### Written exercise
What is to be transcribed is the run of lines opening with the one that has "Convert this chart" and closing with the one that has "ax = fig.add_axes([0, 0, 1, 1])", and only that run, exactly.
--- Start Material to process ---
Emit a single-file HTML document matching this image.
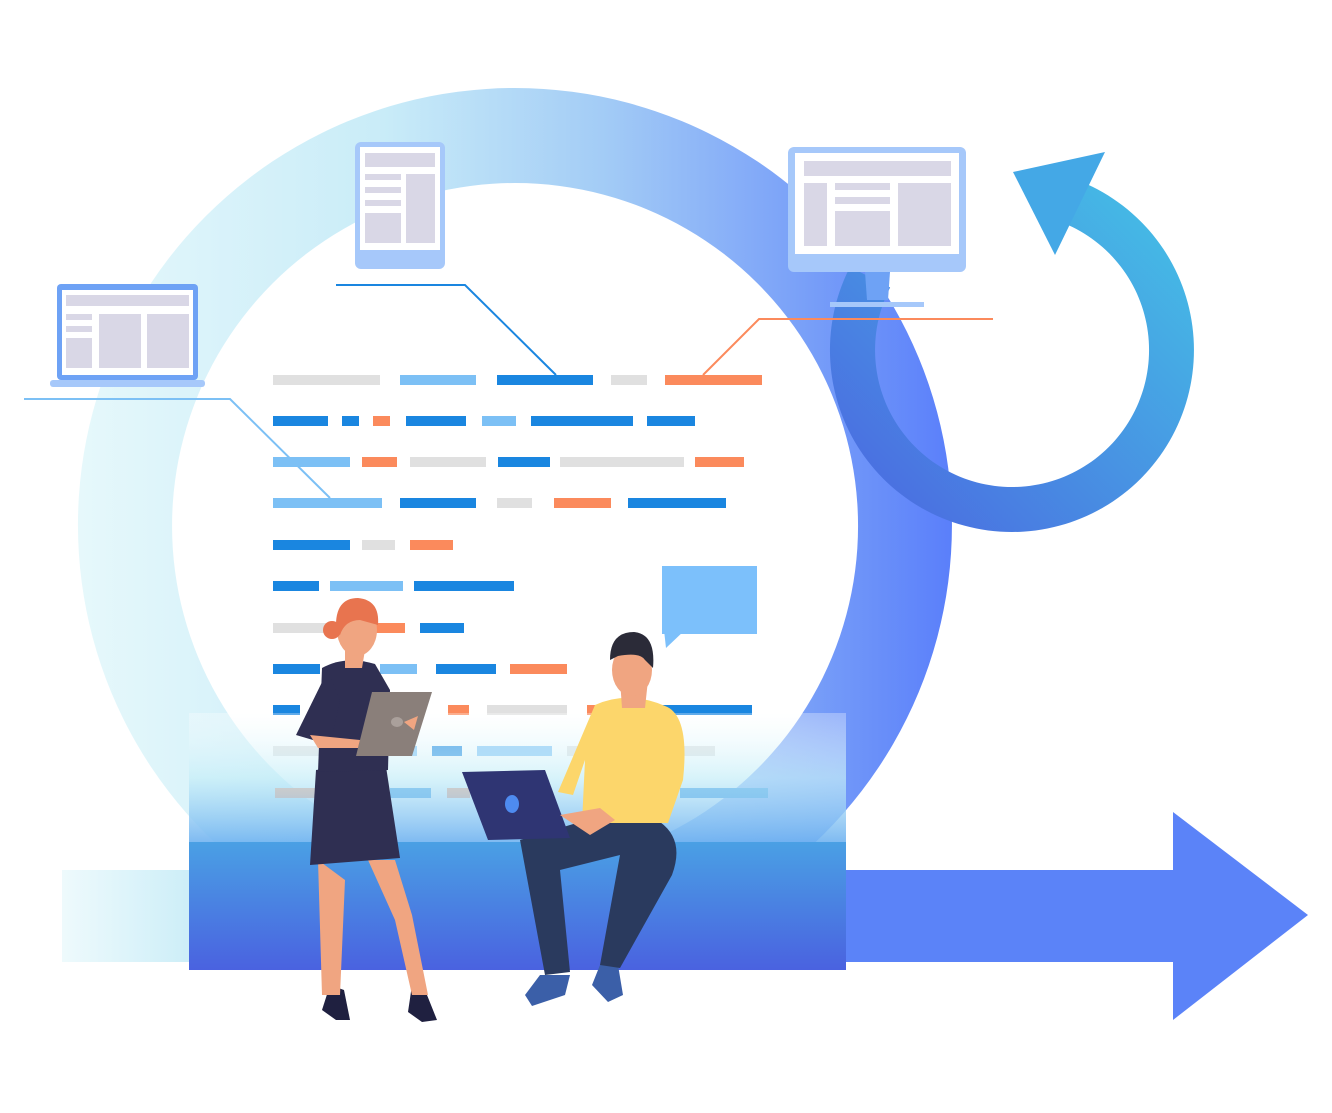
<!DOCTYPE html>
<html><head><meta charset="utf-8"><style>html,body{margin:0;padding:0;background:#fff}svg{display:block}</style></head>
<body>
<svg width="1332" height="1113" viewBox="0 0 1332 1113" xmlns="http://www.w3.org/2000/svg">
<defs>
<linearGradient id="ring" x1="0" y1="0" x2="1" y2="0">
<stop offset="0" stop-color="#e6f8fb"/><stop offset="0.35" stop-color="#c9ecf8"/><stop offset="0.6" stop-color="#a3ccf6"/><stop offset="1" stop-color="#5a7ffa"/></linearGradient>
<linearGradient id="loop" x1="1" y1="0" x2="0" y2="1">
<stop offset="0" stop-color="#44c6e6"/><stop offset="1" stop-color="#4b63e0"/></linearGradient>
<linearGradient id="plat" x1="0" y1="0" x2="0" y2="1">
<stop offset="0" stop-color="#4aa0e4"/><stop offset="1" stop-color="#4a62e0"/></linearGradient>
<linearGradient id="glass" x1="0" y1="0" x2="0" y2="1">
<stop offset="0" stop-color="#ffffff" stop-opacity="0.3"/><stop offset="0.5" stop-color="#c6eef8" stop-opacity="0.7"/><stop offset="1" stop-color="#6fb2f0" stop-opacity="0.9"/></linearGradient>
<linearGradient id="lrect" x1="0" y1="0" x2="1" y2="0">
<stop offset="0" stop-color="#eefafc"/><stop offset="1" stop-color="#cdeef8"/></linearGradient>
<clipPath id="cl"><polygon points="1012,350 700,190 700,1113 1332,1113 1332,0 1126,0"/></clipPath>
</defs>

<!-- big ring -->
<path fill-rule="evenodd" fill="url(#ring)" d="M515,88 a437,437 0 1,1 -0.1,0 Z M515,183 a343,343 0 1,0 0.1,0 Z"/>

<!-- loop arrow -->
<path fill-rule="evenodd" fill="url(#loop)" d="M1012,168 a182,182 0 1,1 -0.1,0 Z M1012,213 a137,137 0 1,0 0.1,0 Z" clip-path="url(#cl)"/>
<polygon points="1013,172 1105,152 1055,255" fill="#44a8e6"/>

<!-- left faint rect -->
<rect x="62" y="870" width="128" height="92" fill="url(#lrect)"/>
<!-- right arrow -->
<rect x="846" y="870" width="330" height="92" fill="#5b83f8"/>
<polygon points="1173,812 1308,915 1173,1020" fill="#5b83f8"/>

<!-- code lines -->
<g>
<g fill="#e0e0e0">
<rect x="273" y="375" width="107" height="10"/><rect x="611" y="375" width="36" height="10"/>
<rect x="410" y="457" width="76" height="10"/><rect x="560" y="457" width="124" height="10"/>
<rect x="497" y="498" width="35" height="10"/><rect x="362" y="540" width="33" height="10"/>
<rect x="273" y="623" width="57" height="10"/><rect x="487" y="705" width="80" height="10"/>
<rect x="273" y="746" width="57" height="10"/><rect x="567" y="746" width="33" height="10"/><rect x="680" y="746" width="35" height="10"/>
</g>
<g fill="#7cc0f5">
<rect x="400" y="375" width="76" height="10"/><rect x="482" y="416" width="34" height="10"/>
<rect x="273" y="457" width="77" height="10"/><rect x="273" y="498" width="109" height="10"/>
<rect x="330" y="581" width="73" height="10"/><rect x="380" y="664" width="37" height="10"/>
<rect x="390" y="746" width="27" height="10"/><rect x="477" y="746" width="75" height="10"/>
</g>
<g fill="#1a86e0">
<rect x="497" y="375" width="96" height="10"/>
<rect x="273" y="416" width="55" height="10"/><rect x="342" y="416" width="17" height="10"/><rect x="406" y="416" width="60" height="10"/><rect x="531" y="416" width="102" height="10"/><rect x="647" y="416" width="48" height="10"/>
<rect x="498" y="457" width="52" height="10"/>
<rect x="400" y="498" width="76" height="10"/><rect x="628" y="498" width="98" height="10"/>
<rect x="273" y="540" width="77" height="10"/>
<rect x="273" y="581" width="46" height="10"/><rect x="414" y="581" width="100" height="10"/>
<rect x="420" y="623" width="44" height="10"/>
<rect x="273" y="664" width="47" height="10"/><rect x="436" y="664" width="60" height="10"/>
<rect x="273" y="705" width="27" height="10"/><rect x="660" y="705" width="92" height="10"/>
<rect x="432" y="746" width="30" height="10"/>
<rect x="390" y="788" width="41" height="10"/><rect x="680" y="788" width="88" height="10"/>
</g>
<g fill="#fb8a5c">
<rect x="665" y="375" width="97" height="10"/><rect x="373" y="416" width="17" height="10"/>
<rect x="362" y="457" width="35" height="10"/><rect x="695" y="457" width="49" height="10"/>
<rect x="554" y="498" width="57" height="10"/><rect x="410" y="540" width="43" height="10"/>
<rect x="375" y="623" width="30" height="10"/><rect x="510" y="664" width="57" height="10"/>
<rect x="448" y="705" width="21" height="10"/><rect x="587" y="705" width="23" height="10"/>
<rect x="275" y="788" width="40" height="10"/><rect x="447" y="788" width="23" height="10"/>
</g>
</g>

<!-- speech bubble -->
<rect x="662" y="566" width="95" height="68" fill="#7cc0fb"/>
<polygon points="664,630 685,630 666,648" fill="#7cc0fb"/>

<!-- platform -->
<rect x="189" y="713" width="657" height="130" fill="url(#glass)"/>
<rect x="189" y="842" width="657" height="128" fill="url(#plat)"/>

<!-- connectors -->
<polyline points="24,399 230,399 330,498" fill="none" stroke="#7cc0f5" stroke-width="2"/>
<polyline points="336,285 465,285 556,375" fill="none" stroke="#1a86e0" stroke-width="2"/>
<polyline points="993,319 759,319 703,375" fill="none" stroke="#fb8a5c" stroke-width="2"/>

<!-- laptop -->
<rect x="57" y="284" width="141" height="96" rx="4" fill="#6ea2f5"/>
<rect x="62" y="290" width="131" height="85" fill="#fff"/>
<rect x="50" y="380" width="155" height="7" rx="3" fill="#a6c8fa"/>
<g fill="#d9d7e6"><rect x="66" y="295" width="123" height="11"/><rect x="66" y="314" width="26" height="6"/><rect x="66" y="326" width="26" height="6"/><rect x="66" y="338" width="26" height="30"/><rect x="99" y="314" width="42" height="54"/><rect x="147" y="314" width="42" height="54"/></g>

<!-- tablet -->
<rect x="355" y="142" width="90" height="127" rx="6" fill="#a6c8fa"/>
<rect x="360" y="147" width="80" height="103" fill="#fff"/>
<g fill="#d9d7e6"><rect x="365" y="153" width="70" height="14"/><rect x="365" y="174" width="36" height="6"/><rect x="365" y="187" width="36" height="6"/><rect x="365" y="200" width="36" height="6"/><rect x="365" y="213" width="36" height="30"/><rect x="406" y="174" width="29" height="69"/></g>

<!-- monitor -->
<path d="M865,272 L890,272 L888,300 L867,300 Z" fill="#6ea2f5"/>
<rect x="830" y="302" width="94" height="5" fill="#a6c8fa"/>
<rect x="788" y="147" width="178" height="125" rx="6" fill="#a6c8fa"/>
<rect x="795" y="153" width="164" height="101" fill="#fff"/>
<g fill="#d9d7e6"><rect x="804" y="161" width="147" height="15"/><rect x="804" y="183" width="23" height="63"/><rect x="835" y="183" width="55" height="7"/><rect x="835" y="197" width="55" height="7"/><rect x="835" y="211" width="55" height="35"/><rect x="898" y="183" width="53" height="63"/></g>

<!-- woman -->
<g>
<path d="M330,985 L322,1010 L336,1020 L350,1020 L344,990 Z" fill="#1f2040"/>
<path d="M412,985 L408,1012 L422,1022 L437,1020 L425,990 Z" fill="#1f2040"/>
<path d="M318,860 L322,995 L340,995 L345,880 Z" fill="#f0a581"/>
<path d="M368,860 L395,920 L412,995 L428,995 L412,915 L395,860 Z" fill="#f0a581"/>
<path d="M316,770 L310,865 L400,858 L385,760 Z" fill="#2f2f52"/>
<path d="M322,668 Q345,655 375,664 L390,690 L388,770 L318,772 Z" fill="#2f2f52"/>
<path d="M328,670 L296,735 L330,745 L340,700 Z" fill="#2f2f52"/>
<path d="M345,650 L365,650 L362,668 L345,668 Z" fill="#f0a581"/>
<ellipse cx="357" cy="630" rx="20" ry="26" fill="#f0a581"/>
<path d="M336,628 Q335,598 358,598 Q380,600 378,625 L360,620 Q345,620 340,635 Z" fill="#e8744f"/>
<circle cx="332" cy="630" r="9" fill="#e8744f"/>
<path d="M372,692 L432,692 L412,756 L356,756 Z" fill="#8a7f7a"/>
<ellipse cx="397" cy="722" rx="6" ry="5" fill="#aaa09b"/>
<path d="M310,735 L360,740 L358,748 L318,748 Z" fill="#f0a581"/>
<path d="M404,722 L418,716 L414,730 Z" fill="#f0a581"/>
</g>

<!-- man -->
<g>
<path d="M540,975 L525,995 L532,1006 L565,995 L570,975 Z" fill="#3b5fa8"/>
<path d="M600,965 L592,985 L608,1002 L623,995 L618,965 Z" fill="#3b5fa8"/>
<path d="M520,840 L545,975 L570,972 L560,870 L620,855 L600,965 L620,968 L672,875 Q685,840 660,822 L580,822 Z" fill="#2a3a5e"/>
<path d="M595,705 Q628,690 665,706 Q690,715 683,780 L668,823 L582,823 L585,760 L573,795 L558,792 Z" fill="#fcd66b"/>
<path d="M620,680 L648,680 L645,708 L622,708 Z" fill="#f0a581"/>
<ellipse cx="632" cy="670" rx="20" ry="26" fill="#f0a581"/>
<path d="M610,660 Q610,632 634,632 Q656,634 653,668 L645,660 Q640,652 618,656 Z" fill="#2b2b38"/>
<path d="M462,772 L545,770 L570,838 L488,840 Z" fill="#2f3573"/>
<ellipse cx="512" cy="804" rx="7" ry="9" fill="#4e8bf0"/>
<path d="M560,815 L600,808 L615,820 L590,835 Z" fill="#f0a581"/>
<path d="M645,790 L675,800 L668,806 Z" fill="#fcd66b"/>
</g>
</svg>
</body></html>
--- End Material to process ---
--- Start Material to process ---
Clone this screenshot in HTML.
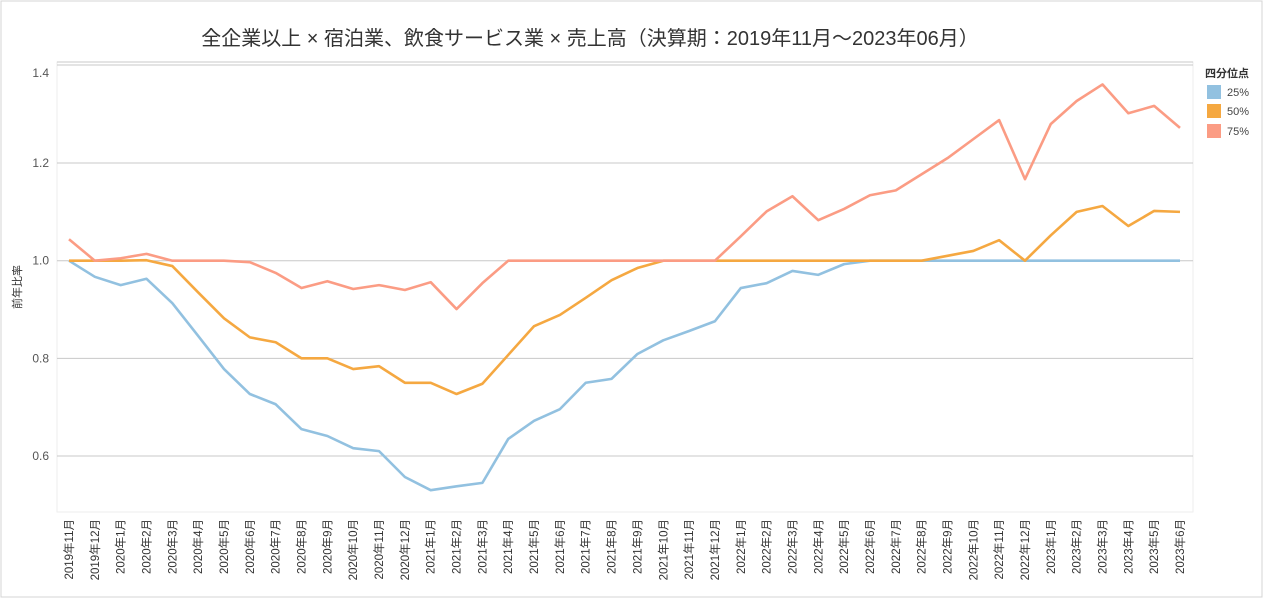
--- End Material to process ---
--- Start Material to process ---
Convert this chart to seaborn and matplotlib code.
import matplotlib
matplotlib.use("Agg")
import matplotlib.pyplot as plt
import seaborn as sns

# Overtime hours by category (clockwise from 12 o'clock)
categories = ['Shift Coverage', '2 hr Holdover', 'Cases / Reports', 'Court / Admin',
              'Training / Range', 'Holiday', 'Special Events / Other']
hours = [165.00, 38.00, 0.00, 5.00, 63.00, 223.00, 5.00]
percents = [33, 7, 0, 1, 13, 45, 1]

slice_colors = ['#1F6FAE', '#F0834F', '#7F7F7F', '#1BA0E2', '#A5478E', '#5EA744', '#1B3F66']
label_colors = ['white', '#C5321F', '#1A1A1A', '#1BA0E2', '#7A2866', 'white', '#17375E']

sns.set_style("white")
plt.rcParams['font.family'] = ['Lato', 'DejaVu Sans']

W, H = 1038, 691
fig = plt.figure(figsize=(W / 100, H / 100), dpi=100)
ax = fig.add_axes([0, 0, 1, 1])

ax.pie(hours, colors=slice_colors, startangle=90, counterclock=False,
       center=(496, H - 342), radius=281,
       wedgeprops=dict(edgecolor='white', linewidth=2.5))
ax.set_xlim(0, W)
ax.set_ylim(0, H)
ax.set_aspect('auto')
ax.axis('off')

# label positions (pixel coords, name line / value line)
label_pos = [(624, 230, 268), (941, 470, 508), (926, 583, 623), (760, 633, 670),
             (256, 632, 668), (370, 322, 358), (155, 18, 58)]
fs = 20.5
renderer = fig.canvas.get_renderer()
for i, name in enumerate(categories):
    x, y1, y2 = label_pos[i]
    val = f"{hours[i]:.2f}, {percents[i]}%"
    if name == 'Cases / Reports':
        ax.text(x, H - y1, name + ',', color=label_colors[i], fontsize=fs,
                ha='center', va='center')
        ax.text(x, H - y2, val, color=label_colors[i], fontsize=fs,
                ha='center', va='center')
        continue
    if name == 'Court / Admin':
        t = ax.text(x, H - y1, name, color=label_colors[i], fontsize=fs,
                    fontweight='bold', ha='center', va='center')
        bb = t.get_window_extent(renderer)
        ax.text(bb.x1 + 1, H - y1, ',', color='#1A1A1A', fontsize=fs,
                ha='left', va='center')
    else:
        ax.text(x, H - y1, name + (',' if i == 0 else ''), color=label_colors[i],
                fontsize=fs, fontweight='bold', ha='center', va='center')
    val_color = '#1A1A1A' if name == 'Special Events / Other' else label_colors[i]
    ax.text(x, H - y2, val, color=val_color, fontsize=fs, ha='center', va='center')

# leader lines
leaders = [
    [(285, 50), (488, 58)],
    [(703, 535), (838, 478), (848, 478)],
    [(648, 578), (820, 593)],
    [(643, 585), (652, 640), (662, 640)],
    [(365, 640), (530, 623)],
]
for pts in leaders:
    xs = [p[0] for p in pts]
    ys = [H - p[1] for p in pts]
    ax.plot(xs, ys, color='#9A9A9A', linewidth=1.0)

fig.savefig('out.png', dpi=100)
--- End Material to process ---
### Answer to this task
Convert this chart to seaborn and matplotlib code.
import matplotlib
matplotlib.use("Agg")
import matplotlib.pyplot as plt
import seaborn as sns

# Overtime hours by category (clockwise from 12 o'clock)
categories = ['Shift Coverage', '2 hr Holdover', 'Cases / Reports', 'Court / Admin',
              'Training / Range', 'Holiday', 'Special Events / Other']
hours = [165.00, 38.00, 0.00, 5.00, 63.00, 223.00, 5.00]
percents = [33, 7, 0, 1, 13, 45, 1]

slice_colors = ['#1F6FAE', '#F0834F', '#7F7F7F', '#1BA0E2', '#A5478E', '#5EA744', '#1B3F66']
label_colors = ['white', '#C5321F', '#1A1A1A', '#1BA0E2', '#7A2866', 'white', '#17375E']

sns.set_style("white")
plt.rcParams['font.family'] = ['Lato', 'DejaVu Sans']

W, H = 1038, 691
fig = plt.figure(figsize=(W / 100, H / 100), dpi=100)
ax = fig.add_axes([0, 0, 1, 1])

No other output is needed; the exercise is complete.